Tuesday, November 13, 2012

You can fool some of the people some of the time ...

The Fiscal Delusion

By ROBERT E. RUBIN, NYT

NOW that the election is over, Washington’s attention is consumed by the looming combination of automatic spending cuts and tax increases known as “the fiscal cliff.” That combination poses risks, including economic contraction and erosion of confidence in government. But it also offers a chance to address our unsustainable and dangerous fiscal trajectory.

Much of the current energy around establishing sound fiscal conditions is focused on plans that theoretically would both contribute revenue to deficit reduction and significantly reduce individual income tax rates. Though hugely appealing, that’s a tall order.

These plans rely on reducing or eliminating many tax deductions, exclusions and the like, known collectively as tax expenditures. Reducing tax expenditures to pay for both lower personal income tax rates and deficit reduction may seem like a politically attractive alternative to raising tax rates or cutting entitlements or other spending.

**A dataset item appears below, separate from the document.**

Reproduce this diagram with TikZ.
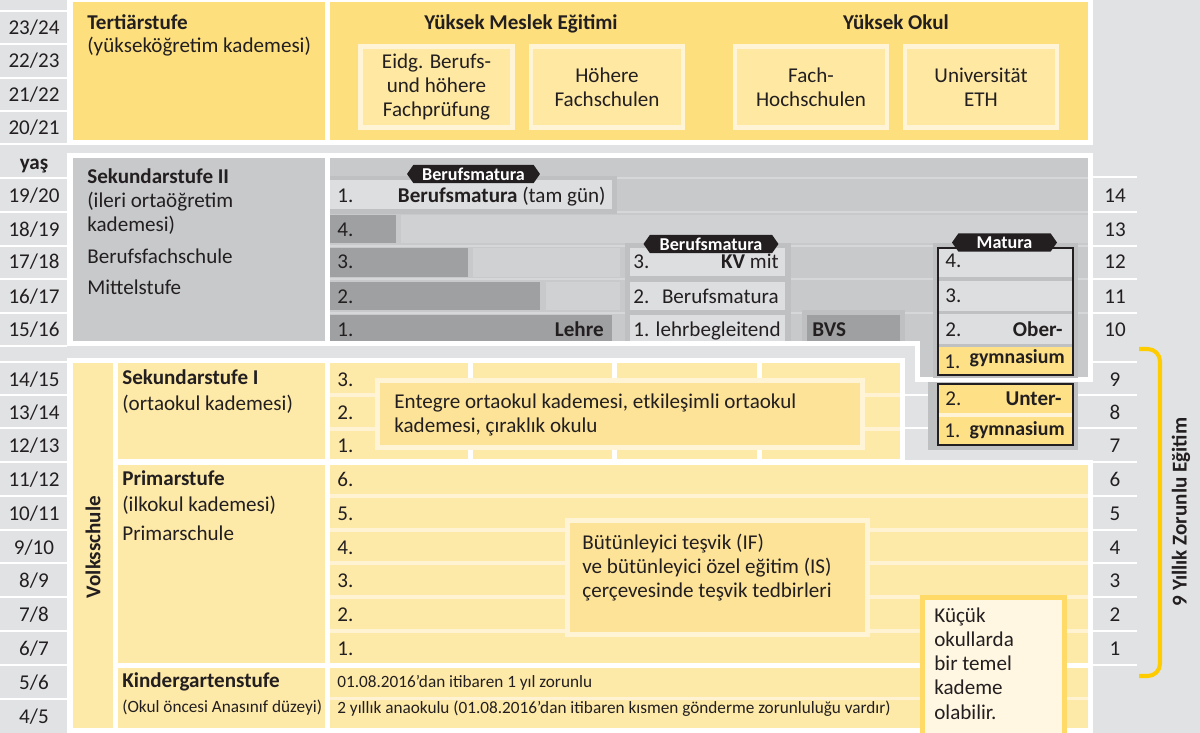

However, many of these tax expenditures are important and popular policy programs on which people now rely. They include the deductibility of mortgage interest, charitable contributions and the exclusion from income of employer-provided health insurance. Some tax expenditures should be cut back and reformed. But when the substantive effects and political realities of large-scale reductions are examined, it becomes clear that there would not be sufficient savings to reduce tax rates and also cut the deficit.